Only a few miles down the road was Whitekirk and Whitekirk Tower. The tower doesn't look tower-like at all, and my notes say it was originally a tower house, then extended and used as a tithe-barn and fairly recently was restored as a house. I took pictures from the churchyard and didn't venture much further after getting the hairy eyeball from the owner as he arrived home. The church, which lies right against the main road, is an old stone church with a central tower. There wasn't any signage telling me just what church this is, but it incorporates the ruined arches and doorways of a much larger church with a central tower. The level of the churchyard is at least six feet above the level of the road - I stepped up on the church wall to take some pictures and nearly tumbled into the road when I realized how far up I was. Whoops!
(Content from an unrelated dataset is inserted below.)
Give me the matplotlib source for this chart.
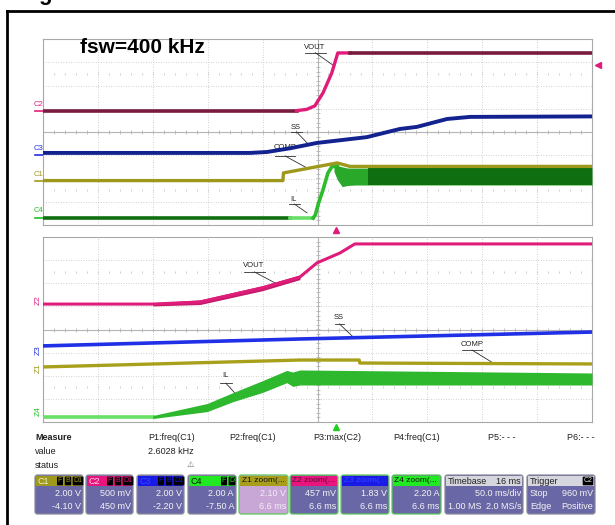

The skies cleared and we got our first dose of real sunshine just as we pulled up to the B&B. The views from the house are spectacular - long sandy beaches, up the rocky coast to St Abbs head; I'm pretty sure that if it had been just a wee bit clearer, we could have seen all the way to Tantallon. Our room is large (and chilly) and faces out toward the beach. The wind is still howling pretty fiercely, so we decided to forgo a walk down to the beach and nap until dinner.

Dinner was lovely - the proprietor did the cooking and we shared a lovely evening with the Swedish couple staying in the other room. Bottle of wine, tasty lamb and scallops. As we sat after dinner, sated and lazy, that walk down to the beach was less enticing than a comfortable bed. We surrendered and fell asleep listening to the wind and the rain hitting the roof.

Our laugh-out-loud moment today? When Mark announced that we needed to find "food! Now!" and that he was "starving to death". I stared at him for a moment, then said slowly, "No, you're obviously starving to crabby. That's much worse!"